Concrètement, de nombreuses activités, qualifiées de « matures » devraient être cédées, le nouveau véhicule d’investissement SNI/ONA se recentrant sur les secteurs porteurs et générateurs de création de valeur. Ces activités « stratégiques » devraient se concentrer autour de 5 à 6 grands secteurs d’activité :
– Mines (Semafo, Managem), sidérurgie (Sonasid) et matériaux de construction (Lafarge Maroc)
– Energie (Nareva, EETahaddart, …)
– Agroalimentaire (Centrale Laitière/Bimo/Sotherma, Lesieur, Cosumar) et distribution (Marjane, Acima, Optorg, Sopriania, …)
– Finance (Attijariwafa Bank, Wafa Assurances…)
– Nouvelles Technologies de I’Information et de la Communication (Wana, …)
– Les opportunités, avec notamment les Biotechs (SMI), l’hôtellerie (Somed), etc.

Comment expliquer une réorganisation d’une telle ampleur, surtout pour l’ONA dont la création remonte à 1934 ? Officiellement, M. Mouatassim Belghazi, P-dg de l’ONA affirme vouloir recentrer son groupe sur le pilotage stratégique, la gestion des participations, l’émergence de nouveaux métiers et non plus le pilotage opérationnel d’activités matures dans lesquelles le holding s’était égaré… L’ONA/SNI deviendrait donc un actionnaire « professionnel » obéissant à un strict schéma d’investissement et à une logique de gouvernance obéissant à un accompagnement qualitatif en termes de pilotage stratégique.

SPECIALISATION ACCRUE ET ECONOMIE DE COÛTS

De facto, le nouvel ensemble sera dirigé par M. Hassan Benhamou, P-dg de SNI et acteur incontournable de la fusion. Fort de ses résultats financiers, SNI a réalisé au titre de l’exercice 2009 un résultat net consolidé de 2,382 milliards de Dh, en hausse de 365% sur le résultat de l’exercice 2008, à comparer à un résultat net part du groupe de 2,917 milliards de Dh (+161%) pour l’ONA. Ces résultats sont toutefois à nuancer pour les deux groupes, leur résultat net ayant été gonflé par des plus-values conséquentes, imputables notamment à l’augmentation de capital de Wana Corporate…

La fusion semble induire une modification profonde du mode de gouvernance.
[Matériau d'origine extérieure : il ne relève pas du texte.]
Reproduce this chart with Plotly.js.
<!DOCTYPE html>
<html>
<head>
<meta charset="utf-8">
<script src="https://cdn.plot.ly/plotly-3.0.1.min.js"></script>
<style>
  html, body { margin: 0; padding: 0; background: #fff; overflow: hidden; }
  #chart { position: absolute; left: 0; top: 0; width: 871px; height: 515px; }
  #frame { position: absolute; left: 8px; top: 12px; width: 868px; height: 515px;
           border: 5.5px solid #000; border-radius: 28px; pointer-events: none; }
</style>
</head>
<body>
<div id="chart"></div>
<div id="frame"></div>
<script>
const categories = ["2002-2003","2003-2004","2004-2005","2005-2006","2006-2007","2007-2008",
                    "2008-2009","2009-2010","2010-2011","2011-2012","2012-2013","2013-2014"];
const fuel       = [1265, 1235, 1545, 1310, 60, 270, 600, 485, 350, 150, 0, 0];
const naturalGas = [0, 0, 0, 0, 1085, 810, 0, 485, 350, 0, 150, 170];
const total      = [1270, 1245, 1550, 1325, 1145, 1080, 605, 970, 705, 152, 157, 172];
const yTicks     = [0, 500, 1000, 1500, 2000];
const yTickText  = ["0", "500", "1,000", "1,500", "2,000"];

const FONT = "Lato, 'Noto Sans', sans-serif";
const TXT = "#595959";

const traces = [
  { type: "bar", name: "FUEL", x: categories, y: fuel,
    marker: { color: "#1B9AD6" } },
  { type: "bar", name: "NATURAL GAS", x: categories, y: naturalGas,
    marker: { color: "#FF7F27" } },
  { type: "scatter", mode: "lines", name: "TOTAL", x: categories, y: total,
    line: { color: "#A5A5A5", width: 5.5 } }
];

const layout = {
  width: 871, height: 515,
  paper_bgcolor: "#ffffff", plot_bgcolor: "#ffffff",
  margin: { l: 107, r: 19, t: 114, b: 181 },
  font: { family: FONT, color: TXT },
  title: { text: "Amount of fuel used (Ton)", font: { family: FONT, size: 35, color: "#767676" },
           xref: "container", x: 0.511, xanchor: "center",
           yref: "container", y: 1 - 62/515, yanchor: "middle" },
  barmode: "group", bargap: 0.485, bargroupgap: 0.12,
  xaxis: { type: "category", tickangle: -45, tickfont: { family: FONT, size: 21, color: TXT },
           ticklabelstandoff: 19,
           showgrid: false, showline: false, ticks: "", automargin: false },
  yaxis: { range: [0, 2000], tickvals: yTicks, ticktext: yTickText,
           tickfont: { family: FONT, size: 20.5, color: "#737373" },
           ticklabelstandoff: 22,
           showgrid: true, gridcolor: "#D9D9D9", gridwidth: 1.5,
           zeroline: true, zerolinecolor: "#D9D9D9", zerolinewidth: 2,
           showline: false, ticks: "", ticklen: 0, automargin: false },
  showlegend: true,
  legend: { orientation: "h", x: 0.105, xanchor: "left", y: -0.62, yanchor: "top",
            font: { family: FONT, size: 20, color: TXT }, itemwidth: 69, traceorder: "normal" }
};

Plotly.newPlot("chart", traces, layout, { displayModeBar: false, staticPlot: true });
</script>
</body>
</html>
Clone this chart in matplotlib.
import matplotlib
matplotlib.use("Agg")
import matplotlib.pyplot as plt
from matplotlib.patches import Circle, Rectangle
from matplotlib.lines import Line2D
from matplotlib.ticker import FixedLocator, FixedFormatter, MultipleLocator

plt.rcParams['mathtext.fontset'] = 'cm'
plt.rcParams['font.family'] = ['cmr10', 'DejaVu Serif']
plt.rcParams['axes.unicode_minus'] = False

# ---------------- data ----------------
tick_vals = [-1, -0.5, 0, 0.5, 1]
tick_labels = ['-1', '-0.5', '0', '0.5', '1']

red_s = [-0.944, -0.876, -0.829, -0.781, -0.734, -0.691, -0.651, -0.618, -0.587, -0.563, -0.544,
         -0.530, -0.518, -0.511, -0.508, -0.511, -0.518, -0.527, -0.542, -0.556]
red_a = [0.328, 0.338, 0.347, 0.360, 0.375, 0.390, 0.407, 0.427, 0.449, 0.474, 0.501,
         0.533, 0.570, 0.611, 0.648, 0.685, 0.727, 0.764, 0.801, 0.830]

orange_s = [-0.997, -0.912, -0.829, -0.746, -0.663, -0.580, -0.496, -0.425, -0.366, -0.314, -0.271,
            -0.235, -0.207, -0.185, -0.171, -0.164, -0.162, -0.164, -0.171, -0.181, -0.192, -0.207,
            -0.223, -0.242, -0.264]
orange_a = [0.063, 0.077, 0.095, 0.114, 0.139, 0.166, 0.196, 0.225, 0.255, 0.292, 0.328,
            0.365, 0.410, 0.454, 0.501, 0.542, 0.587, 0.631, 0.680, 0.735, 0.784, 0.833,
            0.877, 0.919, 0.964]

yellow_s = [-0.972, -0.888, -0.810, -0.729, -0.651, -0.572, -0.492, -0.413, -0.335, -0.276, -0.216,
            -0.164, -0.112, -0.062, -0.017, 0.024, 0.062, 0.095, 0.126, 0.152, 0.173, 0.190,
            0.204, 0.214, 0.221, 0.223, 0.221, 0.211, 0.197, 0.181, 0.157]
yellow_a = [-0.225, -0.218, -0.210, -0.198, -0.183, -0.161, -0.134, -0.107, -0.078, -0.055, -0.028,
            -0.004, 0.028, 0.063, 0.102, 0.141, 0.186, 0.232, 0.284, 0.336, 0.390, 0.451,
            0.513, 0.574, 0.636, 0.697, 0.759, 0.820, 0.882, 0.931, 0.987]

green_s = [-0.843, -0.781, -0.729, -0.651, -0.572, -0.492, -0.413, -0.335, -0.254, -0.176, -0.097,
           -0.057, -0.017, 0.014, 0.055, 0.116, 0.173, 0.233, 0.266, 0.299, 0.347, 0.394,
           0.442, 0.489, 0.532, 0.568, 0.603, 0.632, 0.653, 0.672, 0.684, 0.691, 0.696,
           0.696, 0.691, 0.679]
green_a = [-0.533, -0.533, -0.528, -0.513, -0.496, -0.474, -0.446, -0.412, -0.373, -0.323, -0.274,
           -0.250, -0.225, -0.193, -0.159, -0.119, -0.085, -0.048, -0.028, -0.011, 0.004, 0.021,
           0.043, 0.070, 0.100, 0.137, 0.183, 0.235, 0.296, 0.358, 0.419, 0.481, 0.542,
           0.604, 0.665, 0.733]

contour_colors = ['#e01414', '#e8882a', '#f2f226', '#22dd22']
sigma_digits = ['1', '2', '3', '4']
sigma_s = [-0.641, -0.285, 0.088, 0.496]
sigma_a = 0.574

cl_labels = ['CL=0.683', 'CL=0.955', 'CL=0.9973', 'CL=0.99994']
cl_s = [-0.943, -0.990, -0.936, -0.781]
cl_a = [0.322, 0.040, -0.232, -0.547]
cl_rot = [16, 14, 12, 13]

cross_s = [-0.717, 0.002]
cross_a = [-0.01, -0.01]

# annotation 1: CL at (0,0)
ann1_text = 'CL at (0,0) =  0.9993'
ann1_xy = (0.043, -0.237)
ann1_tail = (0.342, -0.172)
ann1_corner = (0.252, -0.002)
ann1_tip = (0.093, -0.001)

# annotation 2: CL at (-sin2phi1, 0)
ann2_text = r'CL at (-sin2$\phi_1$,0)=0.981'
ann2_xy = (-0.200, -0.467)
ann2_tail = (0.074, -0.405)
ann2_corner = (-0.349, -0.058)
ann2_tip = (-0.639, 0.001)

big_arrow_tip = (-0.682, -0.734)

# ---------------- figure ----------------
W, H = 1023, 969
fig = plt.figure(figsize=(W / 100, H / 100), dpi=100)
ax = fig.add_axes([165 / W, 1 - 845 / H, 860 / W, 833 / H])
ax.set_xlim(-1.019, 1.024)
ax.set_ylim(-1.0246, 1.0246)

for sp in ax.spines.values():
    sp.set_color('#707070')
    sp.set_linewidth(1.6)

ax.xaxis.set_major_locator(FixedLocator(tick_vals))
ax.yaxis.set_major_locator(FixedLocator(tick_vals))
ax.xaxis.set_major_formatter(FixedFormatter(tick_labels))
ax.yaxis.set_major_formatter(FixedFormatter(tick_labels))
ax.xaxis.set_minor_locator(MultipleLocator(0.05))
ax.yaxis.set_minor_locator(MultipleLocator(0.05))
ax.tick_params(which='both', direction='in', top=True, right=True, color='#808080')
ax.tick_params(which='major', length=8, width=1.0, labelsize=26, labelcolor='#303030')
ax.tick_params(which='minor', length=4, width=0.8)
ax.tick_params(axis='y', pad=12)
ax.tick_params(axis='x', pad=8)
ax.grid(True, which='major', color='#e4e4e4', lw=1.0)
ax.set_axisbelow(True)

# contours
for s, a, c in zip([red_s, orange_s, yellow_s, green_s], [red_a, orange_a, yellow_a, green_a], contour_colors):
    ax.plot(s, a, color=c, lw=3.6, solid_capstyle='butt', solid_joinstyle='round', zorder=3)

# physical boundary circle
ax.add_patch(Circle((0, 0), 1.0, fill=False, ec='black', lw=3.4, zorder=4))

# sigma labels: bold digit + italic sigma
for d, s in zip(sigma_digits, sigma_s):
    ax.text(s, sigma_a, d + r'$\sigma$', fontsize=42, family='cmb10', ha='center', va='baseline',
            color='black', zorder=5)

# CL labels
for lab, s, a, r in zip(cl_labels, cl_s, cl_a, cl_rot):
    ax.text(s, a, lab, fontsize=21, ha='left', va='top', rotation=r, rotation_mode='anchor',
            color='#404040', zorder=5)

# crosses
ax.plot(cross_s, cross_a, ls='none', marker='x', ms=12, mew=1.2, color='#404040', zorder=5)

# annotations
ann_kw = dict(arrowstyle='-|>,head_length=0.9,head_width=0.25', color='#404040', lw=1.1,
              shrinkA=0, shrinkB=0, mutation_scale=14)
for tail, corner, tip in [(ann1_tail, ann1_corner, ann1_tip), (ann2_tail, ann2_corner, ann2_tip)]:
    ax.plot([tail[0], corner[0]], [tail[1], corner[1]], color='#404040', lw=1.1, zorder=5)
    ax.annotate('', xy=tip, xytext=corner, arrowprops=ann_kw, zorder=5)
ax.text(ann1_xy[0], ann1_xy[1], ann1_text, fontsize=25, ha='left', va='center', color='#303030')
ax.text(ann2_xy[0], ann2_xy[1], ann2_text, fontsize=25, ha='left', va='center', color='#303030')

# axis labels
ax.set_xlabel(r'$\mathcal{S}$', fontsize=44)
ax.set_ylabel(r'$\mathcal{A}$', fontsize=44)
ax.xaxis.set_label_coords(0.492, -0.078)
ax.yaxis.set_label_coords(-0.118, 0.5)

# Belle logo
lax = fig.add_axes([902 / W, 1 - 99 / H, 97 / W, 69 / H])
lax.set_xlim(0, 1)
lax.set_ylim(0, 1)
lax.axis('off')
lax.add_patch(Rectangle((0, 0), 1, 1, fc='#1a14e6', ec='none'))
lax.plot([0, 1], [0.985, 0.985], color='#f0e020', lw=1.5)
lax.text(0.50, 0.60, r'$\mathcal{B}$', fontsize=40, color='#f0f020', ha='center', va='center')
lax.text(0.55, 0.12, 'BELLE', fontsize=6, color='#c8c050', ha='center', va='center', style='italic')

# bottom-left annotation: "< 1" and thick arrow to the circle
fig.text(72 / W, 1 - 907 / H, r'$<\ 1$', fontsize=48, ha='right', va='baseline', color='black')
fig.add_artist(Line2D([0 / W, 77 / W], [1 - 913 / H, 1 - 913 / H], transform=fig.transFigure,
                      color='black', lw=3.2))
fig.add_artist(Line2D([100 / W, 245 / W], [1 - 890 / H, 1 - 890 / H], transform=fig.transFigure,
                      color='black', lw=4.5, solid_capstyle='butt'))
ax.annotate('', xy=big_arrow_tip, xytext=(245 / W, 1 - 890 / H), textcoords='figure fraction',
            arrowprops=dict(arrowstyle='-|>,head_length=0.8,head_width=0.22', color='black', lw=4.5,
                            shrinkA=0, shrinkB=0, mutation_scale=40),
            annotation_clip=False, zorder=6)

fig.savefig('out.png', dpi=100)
Désormais, le management des filiales redeviendra autonome, tant dans leurs décisions de gestion que d’investissement. La nouvelle entité SNI/ONA devrait donc agir comme « un actionnaire professionnel », privilégiant la création de valeur à l’immixtion dans la gestion quotidienne. Le nouveau holding devrait aussi faire la part belle aux projets d’incubation et de développement des entreprises innovantes.
Les participations dans l’agroalimentaire (Centrale Laitière/Bimo/Sotherma, Lesieur, Cosumar), valorisées pour environ 2,5 md d’USD (1,92 md d’euros) auraient vocation à être cédées.

ATTRACTIVITE RENFORCEE POUR LE MARCHE BOURSIER MAROCAIN

La simplification des structures actionnariales représente un atout pour le marché financier marocain. Le dénouement des participations croisées des deux groupes clarifiera la lisibilité de l’activité de l’unique véhicule coté désormais. Rappelons aussi que traditionnellement, les investisseurs institutionnels, notamment étrangers, délaissent les holdings pour préférer les sociétés centrées sur un « core business » (notion de pur player). De plus, la faiblesse du flottant, tant pour SNI (14,80%) que pour ONA (24,33%) constituait sans nul doute un frein puissant à l’attractivité des titres auprès des investisseurs étrangers. L’élargissement sensible du flottant du nouvel ensemble après la finalisation de la fusion devrait redonner de l’appétence aux fonds et véhicules de placement friands de sociétés émergentes à croissance forte. L’ouverture de la place boursière marocaine s’en trouvera favorisée.